You can also add in the serious damage done by the GOP’s nomination of the exceptionally controversial E.W. Jackson for lieutenant governor — at a convention dominated by very conservative activists engineered by Cuccinelli to avoid a party primary.
This has the makings of a donnybrook for the Republicans, even in the face of McAuliffe’s governmental inexperience, lack of Virginia ties, controversial business deals and mediocre (at best) favorability ratings. After all, the Democrat’s ratings are not nearly as ugly as Cuccinelli’s, and elections are a choice, however distasteful.
Not only will McAuliffe’s election, should it happen, end the streak of governors elected from the party opposite the incumbent president (a staple since 1977), but it will mark the first time since the 1880s that a party has secured just a single four-year term before turning over the mansion keys to its opponents.
Nothing in modern times will signal Virginia’s political transformation more than the election of Terry McAuliffe, on the surface a most unlikely governor of the Old Dominion — at least as people once conceived of the state.
Nationally, the implications will be obvious. If Republicans continue to nominate hard-right candidates, they will probably continue to lose a state once thought to be part of their Electoral College base. For the Democrats, McAuliffe — one of Bill and Hillary Clinton’s closest friends (they’ve vacationed together) — guarantees Hillary a Southern base of operations for her impending 2016 presidential candidacy.
Looking down the ballot
With the election dynamics moving in the Democrats’ favor, the race for lieutenant governor is now Safe Democratic. Not only is Jackson controversial for his political views, but his campaign has been a mess. New revelations about his past financial problems and his campaign’s failures to properly disclose donations reflect a sloppiness or incompetence that was always going to make it hard for him to win. Now in the final days of the campaign, state Sen. Ralph Northam’s (D) campaign is going to hammer Jackson with television ads and mailers using the large volume of opposition research at its fingertips. Northam has raised significantly more than Jackson, so he will have the resources to do this effectively.

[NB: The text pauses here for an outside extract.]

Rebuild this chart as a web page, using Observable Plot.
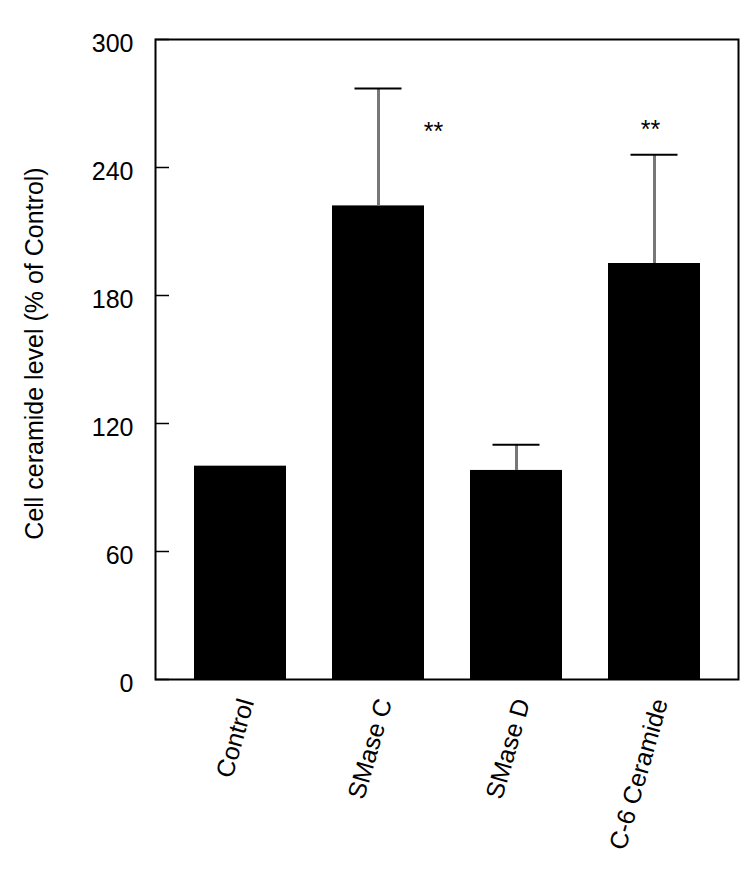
<!DOCTYPE html>
<html><head><meta charset="utf-8">
<script src="https://cdn.jsdelivr.net/npm/d3@7"></script>
<script src="https://cdn.jsdelivr.net/npm/@observablehq/plot@0.6"></script>
<style>body{margin:0;background:#fff;}</style>
</head><body><div id="chart"></div>
<script>
const categories = ["Control", "SMase C", "SMase D", "C-6 Ceramide"];
const means = [100, 222, 98, 195];
const sds = [0, 55, 12, 51];
const sigLabels = ["", "**", "", "**"];
const sigY = [null, 259, null, 261];
const yTicks = [0, 60, 120, 180, 240, 300];
const yLabel = "Cell ceramide level (% of Control)";

const data = categories.map((c, i) => ({cat: c, mean: means[i], sd: sds[i], top: means[i] + sds[i], sig: sigLabels[i], sigY: sigY[i]}));
const withErr = data.filter(d => d.sd > 0);
const font = "'Liberation Sans', Arial, Helvetica, sans-serif";

const chart = Plot.plot({
  width: 750,
  height: 875,
  marginLeft: 155,
  marginRight: 12,
  marginTop: 39,
  marginBottom: 196,
  style: {fontFamily: font, fontSize: "25px", background: "#fff", color: "#000"},
  x: {type: "band", domain: categories, paddingInner: 0.335, paddingOuter: 0.275, axis: null},
  y: {domain: [0, 300], axis: null},
  marks: [
    Plot.barY(data, {x: "cat", y: "mean", fill: "black"}),
    Plot.ruleX(withErr, {x: "cat", y1: "mean", y2: "top", stroke: "#777", strokeWidth: 3}),
    Plot.tickY(withErr, {x: "cat", y: "top", stroke: "black", strokeWidth: 2, insetLeft: 22.5, insetRight: 22.5}),
    Plot.tickY(yTicks, {y: d => d, stroke: "black", strokeWidth: 1.5, insetRight: 569}),
    Plot.axisY(yTicks, {tickSize: 0, tickPadding: 22, fontSize: 25, dy: 4, label: null}),
    Plot.text([yLabel], {text: d => d, frameAnchor: "left", textAnchor: "middle", rotate: -90, dx: -121, dy: -6, fontSize: 25}),
    Plot.text(data, {x: "cat", text: "cat", frameAnchor: "bottom", rotate: -74, textAnchor: "end", lineAnchor: "middle", dx: 6, dy: 20, fontSize: 25}),
    Plot.text(data.filter(d => d.cat === "SMase C"), {x: "cat", y: "sigY", text: "sig", dx: 55, dy: 5, fontSize: 25}),
    Plot.text(data.filter(d => d.cat === "C-6 Ceramide"), {x: "cat", y: "sigY", text: "sig", dx: -4, dy: 7, fontSize: 25}),
    Plot.frame({stroke: "black", strokeWidth: 2})
  ]
});
document.getElementById("chart").appendChild(chart);
</script>
</body></html>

Meanwhile, the battle between the Marks for the state’s attorney general position is going to be the real race to watch on election night. Because of the likely coattails from McAuliffe and Northam, we’re moving this very close race from Toss-up to Leans Democratic. Here’s why:
Unlike his ticket-mates, state Sen. Mark Obenshain (R) has run a strong race, with a smart series of campaign ads (often featuring his articulate daughter) steering him toward the middle of the road. While Obenshain has a firmly conservative record, he has done an excellent job of emphasizing the parts of his bio that have the broadest appeal. With some exceptions, Obenshain has largely kept the GOP behind his candidacy. Whereas some moderate and business Republicans have openly endorsed McAuliffe in the gubernatorial race, many of those same individuals have backed Obenshain. In fact, national Republicans are moving money toward Obenshain in an effort to make him a firewall against a Democratic sweep on Election Day.

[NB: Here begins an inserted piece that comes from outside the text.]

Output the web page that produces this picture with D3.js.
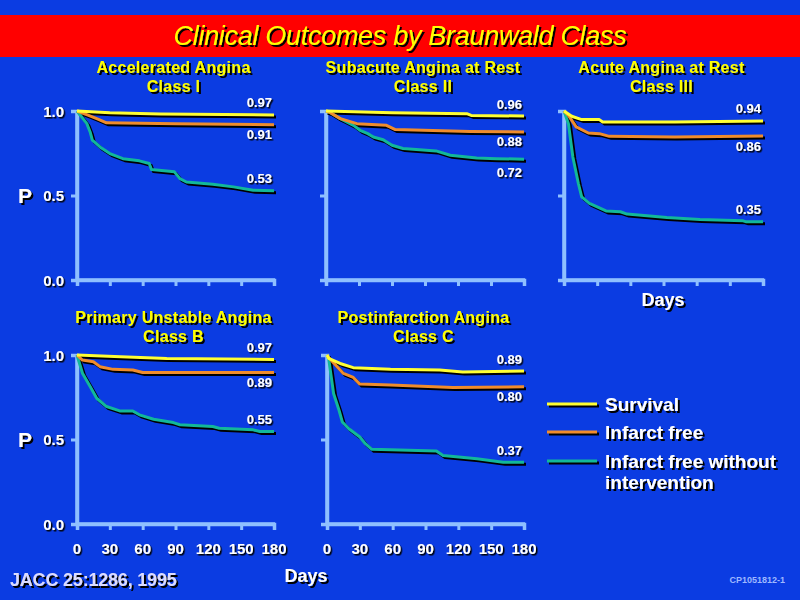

Obenshain’s opponent, state Sen. Mark Herring (D), has sought to drive home the claim that “Obenshain = Cuccinelli.” Considering Cuccinelli’s precarious position, that is an understandable strategy. Still, voters are far less tuned in to down-ballot contests, making it difficult to capture their attention with the details of a state senator’s legislative record. Herring’s fate is tied to the top of the ticket’s coattails, as so many down-ballot races often are. Should McAuliffe win by just four or five points in the end, Obenshain may very well pull out the victory, especially because Libertarian Robert Sarvis’s vote is disproportionately Republican — which means Obenshain should pick up a few points, net, from Sarvis backers. But if McAuliffe wins by seven or eight or more, it will be very difficult for Obenshain to overcome that top-of-the-ticket margin — Sarvis notwithstanding. Herring will certainly be cheering for McAuliffe to run up the score.

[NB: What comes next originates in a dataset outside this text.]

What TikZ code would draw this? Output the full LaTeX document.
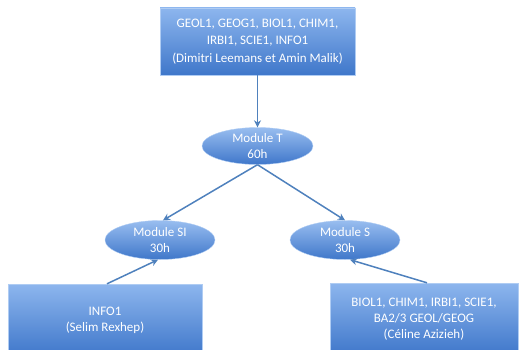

There is a historical precedent for the situation in the attorney general’s contest. In 1981, as it became increasingly clear that Democrats were probably going to win the governorship and lieutenant governorship, many commentators still thought state Del. Wyatt Durrette (R) would carry the day in the attorney general’s contest. But then-Lt. Gov. Chuck Robb won the gubernatorial election by just over seven percentage points, a more than 100,000-vote margin. That sizable majority ended up helping then-Del. Gerald Baliles (D) achieve a narrow two-point edge in the attorney general’s race. It is quite possible that a similar scenario will play out on Nov. 5 this year.
Our call in the AG’s contest is a close one and tentative. We might revisit the rating before Election Day.
Further down the ballot, the effect of a solid McAuliffe victory on the House of Delegates is telling. While Republicans are certain to hold onto the House, as we discussed back in August, Democrats may be in a position to pick up more seats that we thought possible at that time. As reported by the Richmond Times-Dispatch’s political guru Jeff Schapiro, Democrats believe they may have a shot at 10 seats while Republicans concede there could be six to eight in play. Given that Republicans currently hold 68 seats (counting an independent who caucuses with the GOP) in the 100-member House of Delegates, a reasonable goal for Democrats would be to cut the Republican advantage down to 60-40. As long as there aren’t any shake-ups in the gubernatorial race in the final week and a half, a net gain of six to eight seats seems possible for Democrats.